■ SOURCE DATA:
#####
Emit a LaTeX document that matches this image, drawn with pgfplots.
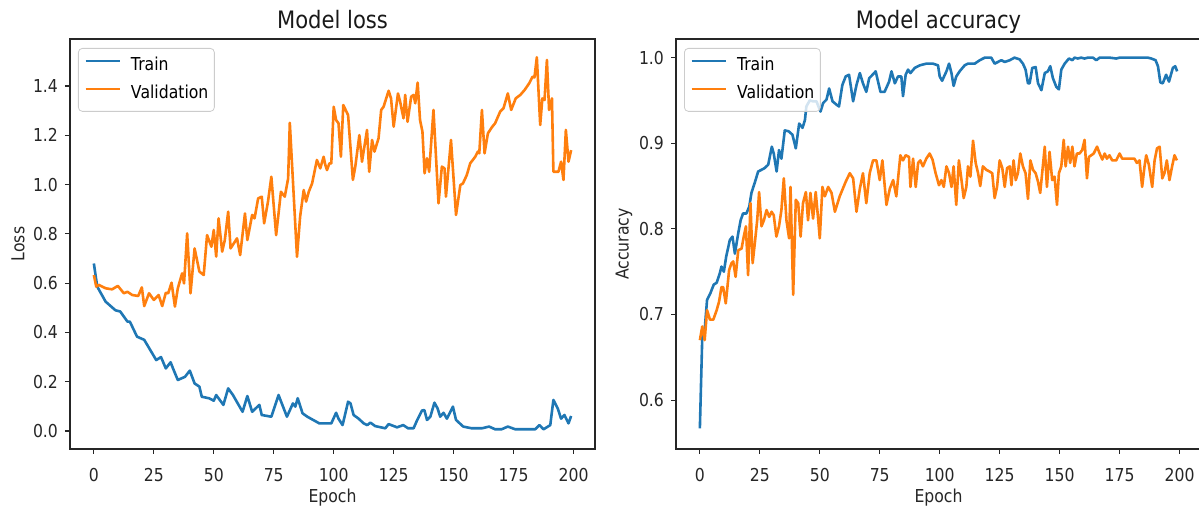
\documentclass[border=0pt]{standalone}
\usepackage{fontspec}
\setmainfont{DejaVu Sans}[FakeStretch=0.88]
\usepackage{pgfplots}
\pgfplotsset{compat=1.18}
\definecolor{mplblue}{HTML}{1F77B4}
\definecolor{mplorange}{HTML}{FF7F0E}
\pgfplotsset{
  mpl/.style={
    scale only axis, width=262.5pt, height=205pt,
    xmin=-9.95, xmax=208.95,
    xtick={0,25,...,200},
    tick align=outside, xtick pos=left, ytick pos=left,
    major tick length=2.5pt,
    every tick/.style={black!85, line width=0.6pt},
    axis line style={black!85, line width=0.6pt},
    /pgf/number format/assume math mode=true,
    tick label style={font=\fontsize{8.9}{10}\selectfont, text=black!85},
    xticklabel style={yshift=-3.5pt},
    every axis title/.style={font=\fontsize{12}{14}\selectfont, text=black!90, at={(axis description cs:0.5,1)}, anchor=base, yshift=5pt},
    every axis x label/.style={at={(axis description cs:0.5,0)}, anchor=base, yshift=-26.8pt, font=\fontsize{8.9}{10}\selectfont, text=black!85},
    every axis y label/.style={at={(axis description cs:0,0.5)}, xshift=-26pt, rotate=90, anchor=center, font=\fontsize{8.9}{10}\selectfont, text=black!85},
    legend style={at={(axis description cs:0,1)}, anchor=north west, xshift=4pt, yshift=-4.5pt,
      draw=black!20, fill=white, fill opacity=0.8, text opacity=1, rounded corners=2pt,
      font=\fontsize{8.9}{10}\selectfont, inner xsep=3pt, inner ysep=4.5pt, row sep=5.5pt,
      nodes={inner sep=0pt, text height=6.5pt, text depth=2pt}, column sep=5pt},
    legend cell align=left,
    legend image code/.code={\draw[#1, line width=1.3pt] (0pt,2.5pt) -- (17pt,2.5pt);},
    every axis plot/.append style={line width=1.3pt, line join=round},
  }
}
\begin{document}
\begin{tikzpicture}
\useasboundingbox (0,0) rectangle (599.5pt,253.5pt);
\begin{axis}[mpl, at={(35pt,29pt)}, anchor=south west,
  ymin=-0.073, ymax=1.591, ytick={0,0.2,...,1.4},
  yticklabel style={/pgf/number format/.cd, fixed, fixed zerofill, precision=1},
  title={Model loss}, xlabel={Epoch}, ylabel={Loss}]
\addplot[mplblue] coordinates {
(0,0.68) (1.4,0.586) (4.9,0.525) (9,0.49) (11,0.485) (14,0.444) (15,0.444) (18,0.383) (21,0.37)
(26,0.288) (28,0.30) (30,0.254) (32,0.279) (33,0.254) (35,0.207) (38,0.22) (40,0.245) (42,0.193)
(44,0.18) (45,0.139) (48,0.133) (50,0.123) (51,0.146) (54,0.106) (56,0.173) (58,0.146) (62,0.078)
(64,0.142) (66,0.078) (69,0.106) (70,0.065) (74,0.058) (77,0.146) (80.5,0.058) (83,0.112) (84,0.099)
(85,0.133) (87,0.072) (89,0.058) (94,0.031) (99,0.031) (101,0.074) (102,0.05) (103.7,0.024) (106,0.119)
(107,0.112) (108.3,0.065) (110.4,0.05) (112.5,0.031) (114,0.024) (115.3,0.034) (117.3,0.02) (121.5,0.011)
(122.9,0.028) (126.4,0.015) (129,0.024) (131,0.011) (133.3,0.011) (134.7,0.042) (136.8,0.083) (137.8,0.085)
(138.9,0.045) (140.3,0.058) (142,0.115) (143.3,0.092) (144.4,0.058) (145.8,0.074) (147.2,0.05) (149.7,0.099)
(151,0.045) (154,0.018) (157.6,0.011) (161.8,0.011) (164.8,0.018) (167.3,0.007) (170,0.007) (172.6,0.018)
(175.7,0.007) (184,0.007) (185.8,0.024) (187.5,0.007) (190.3,0.024) (191.6,0.126) (193.4,0.092) (194.8,0.05)
(196.2,0.065) (197.9,0.031) (199,0.061)};
\addplot[mplorange] coordinates {
(0,0.633) (1,0.586) (2,0.593) (5,0.579) (7.6,0.575) (10,0.589) (12.5,0.559) (14,0.565) (16,0.552)
(18.5,0.548) (20,0.583) (21,0.507) (23,0.559) (25,0.532) (27,0.552) (28.5,0.507) (30,0.561) (31,0.559)
(32.4,0.602) (33.8,0.505) (35,0.579) (36.8,0.64) (37.6,0.599) (38.9,0.802) (40.3,0.559) (42,0.741)
(44,0.647) (45.8,0.633) (47.2,0.795) (49,0.748) (50,0.816) (51,0.708) (52,0.863) (53.5,0.728) (54.6,0.775)
(56,0.89) (57,0.741) (59.7,0.782) (61,0.714) (63,0.883) (64,0.775) (66,0.877) (67,0.863) (68.5,0.944)
(70,0.951) (71,0.843) (72.6,0.931) (74,1.032) (76,0.795) (78,0.971) (79.6,0.951) (81,1.025) (81.7,1.251)
(84.7,0.707) (86,0.87) (87.5,0.978) (88.5,0.931) (89.6,0.971) (91,1.005) (93,1.1) (94.4,1.066) (95.8,1.113)
(96.5,1.08) (97.2,1.059) (98.2,1.086) (99,1.086) (100,1.316) (101,1.262) (102,1.249) (103,1.113) (104,1.323)
(106,1.282) (108,1.019) (109,1.073) (110.7,1.201) (111.8,1.093) (113.9,1.222) (114.8,1.052) (116,1.181)
(117,1.134) (118.7,1.188) (119.8,1.303) (120.8,1.316) (122.9,1.381) (123.9,1.35) (125,1.235) (126.8,1.37)
(127.7,1.337) (129.1,1.269) (129.8,1.364) (130.8,1.255) (132.3,1.357) (133.3,1.364) (134,1.33) (135,1.414)
(136,1.262) (137,1.215) (137.9,1.046) (138.9,1.107) (139.8,1.052) (141.6,1.303) (143.7,0.924) (145.1,1.073)
(146.2,1.066) (146.8,0.951) (148.9,1.181) (151,0.877) (152.8,0.998) (153.9,1.005) (155.5,1.039) (156.9,1.086)
(159,1.113) (160.1,1.134) (160.7,1.127) (161.8,1.303) (162.9,1.127) (164.3,1.208) (165.9,1.232) (167.3,1.249)
(169.4,1.296) (170.8,1.31) (172.6,1.37) (174,1.303) (175.9,1.35) (177.8,1.364) (179.6,1.384) (181.5,1.411)
(182.9,1.438) (183.7,1.435) (184.7,1.517) (186.1,1.242) (187,1.35) (187.9,1.343) (188.9,1.506) (189.8,1.303)
(191,1.35) (191.6,1.052) (193.7,1.052) (194.8,1.093) (195.8,1.019) (196.8,1.222) (197.9,1.093) (199,1.14)};
\legend{Train,Validation}
\end{axis}
\begin{axis}[mpl, at={(338pt,29pt)}, anchor=south west,
  ymin=0.5429, ymax=1.0218, ytick={0.6,0.7,0.8,0.9,1.0},
  yticklabel style={/pgf/number format/.cd, fixed, fixed zerofill, precision=1},
  title={Model accuracy}, xlabel={Epoch}, ylabel={Accuracy}]
\addplot[mplblue] coordinates {
(0,0.567) (1,0.674) (2,0.682) (3,0.717) (4.4,0.725) (5.8,0.735) (7,0.737) (8.3,0.748) (9,0.756) (10,0.75)
(11,0.768) (12.5,0.787) (13.6,0.791) (14.6,0.771) (16,0.795) (17,0.81) (18,0.818) (19.4,0.818) (20.6,0.826)
(21.5,0.842) (23,0.855) (24.3,0.867) (25.7,0.869) (27,0.871) (28.5,0.875) (30,0.896) (30.8,0.888) (32,0.867)
(33,0.892) (34,0.882) (35.4,0.915) (37,0.914) (38.6,0.91) (40,0.894) (41.4,0.923) (42.8,0.918) (43.8,0.927)
(44.4,0.943) (45.8,0.95) (47.2,0.949) (48.6,0.949) (50.3,0.937) (51.4,0.947) (52.8,0.951) (53.9,0.964)
(55.3,0.949) (57,0.945) (58,0.943) (59.4,0.968) (60.8,0.978) (62.2,0.98) (63.9,0.949) (65.3,0.968) (66.7,0.982)
(68,0.97) (69.4,0.96) (70.6,0.976) (72,0.98) (73.3,0.984) (75.3,0.96) (77,0.96) (78.9,0.972) (79.9,0.984)
(81.3,0.97) (82.6,0.978) (84,0.978) (84.7,0.955) (85.8,0.98) (86.8,0.986) (87.8,0.982) (89.6,0.988) (91.7,0.991)
(94.4,0.993) (97.2,0.993) (99.3,0.991) (100,0.978) (101,0.973) (102.8,0.984) (103.9,0.993) (104.9,0.982)
(105.8,0.967) (106.9,0.978) (108.3,0.984) (110.4,0.991) (111.8,0.993) (113.2,0.993) (114.6,0.993) (116.7,0.997)
(118.8,1.0) (121.5,1.0) (122.9,0.993) (124.3,0.995) (125.7,0.997) (127.1,0.995) (129.2,0.997) (131.2,1.0)
(133.3,0.998) (134.7,0.993) (135.8,0.986) (136.8,0.97) (137.5,0.97) (138.6,0.988) (140,0.989) (141,0.97)
(142.4,0.962) (143.8,0.982) (145.1,0.984) (146.1,0.99) (147.2,0.976) (148.6,0.966) (149.7,0.963) (150.7,0.986)
(152.1,0.993) (153.9,0.999) (155.3,0.997) (156.2,1.0) (157.6,0.999) (159,1.0) (160.4,0.999) (161.8,1.0)
(163.9,1.0) (165.3,0.997) (166.7,1.0) (170.8,1.0) (173.6,0.999) (175,1.0) (179.2,1.0) (183.3,1.0) (185.4,1.0)
(186.8,1.0) (188.2,0.999) (190,0.997) (191,0.99) (192,0.971) (193,0.97) (194.4,0.98) (195.6,0.972) (197.2,0.988)
(198.2,0.99) (199,0.984)};
\addplot[mplorange] coordinates {
(0,0.67) (1,0.686) (2,0.67) (3,0.705) (4.2,0.694) (5.6,0.694) (7,0.705) (8,0.715) (9,0.732) (9.7,0.732)
(10.8,0.713) (12.2,0.752) (13.2,0.76) (13.9,0.762) (14.9,0.744) (16,0.775) (17.4,0.777) (18.3,0.791) (19.2,0.803)
(20.1,0.746) (21.1,0.83) (22,0.76) (22.9,0.783) (23.9,0.81) (24.7,0.843) (25.7,0.803) (26.7,0.81) (27.8,0.822)
(28.9,0.814) (29.9,0.82) (30.8,0.816) (31.9,0.791) (33,0.803) (34,0.822) (35,0.859) (36.1,0.81) (37.2,0.789)
(37.8,0.849) (38.9,0.723) (40,0.834) (41,0.83) (42,0.791) (43,0.83) (44.2,0.843) (45.1,0.81) (46.1,0.842)
(47.2,0.812) (48.3,0.843) (49.3,0.812) (50,0.789) (51.1,0.849) (52.1,0.838) (53.5,0.849) (54.9,0.842) (56.3,0.82)
(58.3,0.838) (60.8,0.855) (62.5,0.865) (63.9,0.859) (65.3,0.82) (66.7,0.847) (68,0.865) (69.4,0.83) (70.8,0.865)
(72.2,0.88) (73.6,0.88) (75,0.857) (76.1,0.88) (77.8,0.828) (79.2,0.847) (80.6,0.857) (81.9,0.838) (83.6,0.886)
(84.7,0.88) (85.8,0.886) (87.2,0.884) (87.8,0.849) (88.9,0.882) (90,0.849) (91,0.877) (91.9,0.88) (93,0.873)
(94.4,0.882) (95.8,0.888) (97,0.881) (98.3,0.865) (99.7,0.851) (100.7,0.857) (101.7,0.849) (102.8,0.873)
(103.9,0.865) (104.9,0.849) (105.8,0.873) (106.9,0.828) (108,0.88) (109,0.859) (110,0.836) (111.1,0.849)
(111.8,0.873) (112.8,0.861) (113.9,0.903) (115,0.877) (116,0.865) (116.9,0.85) (118,0.873) (119.4,0.869)
(120.8,0.867) (121.9,0.865) (122.9,0.836) (123.9,0.849) (125,0.88) (126.1,0.871) (127.1,0.849) (128.1,0.871)
(129.2,0.873) (129.9,0.851) (130.8,0.88) (131.7,0.857) (132.6,0.865) (133.6,0.888) (134.7,0.873) (135.8,0.865)
(136.8,0.835) (137.8,0.88) (138.9,0.869) (140,0.865) (141,0.855) (141.9,0.842) (143,0.873) (143.8,0.896)
(144.7,0.849) (145.8,0.89) (146.9,0.857) (147.9,0.861) (148.9,0.828) (149.7,0.865) (150.7,0.873) (151.7,0.904)
(152.5,0.873) (153.5,0.896) (154.4,0.877) (155.3,0.896) (156.2,0.873) (157.2,0.888) (158.3,0.888) (159.4,0.892)
(160.4,0.904) (161.4,0.859) (162.2,0.884) (163.2,0.886) (164.2,0.888) (165.6,0.896) (166.7,0.888) (167.8,0.881)
(168.8,0.888) (169.7,0.882) (170.8,0.886) (171.9,0.88) (173.6,0.88) (175,0.888) (176.1,0.882) (179.2,0.882)
(181.2,0.882) (182.2,0.877) (183.3,0.88) (184.4,0.849) (185.4,0.873) (186.1,0.886) (187.2,0.875) (188.6,0.849)
(189.6,0.88) (190.6,0.894) (191.7,0.896) (192.8,0.859) (193.7,0.865) (194.7,0.88) (195.8,0.857) (196.9,0.873)
(197.9,0.886) (198.9,0.88)};
\legend{Train,Validation}
\end{axis}
\end{tikzpicture}
\end{document}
#####
■ SHORT TASK: Report all lines of the data above that include the string "image".

■ FINISHED TASK:
Emit a LaTeX document that matches this image, drawn with pgfplots.
    legend image code/.code={\draw[#1, line width=1.3pt] (0pt,2.5pt) -- (17pt,2.5pt);},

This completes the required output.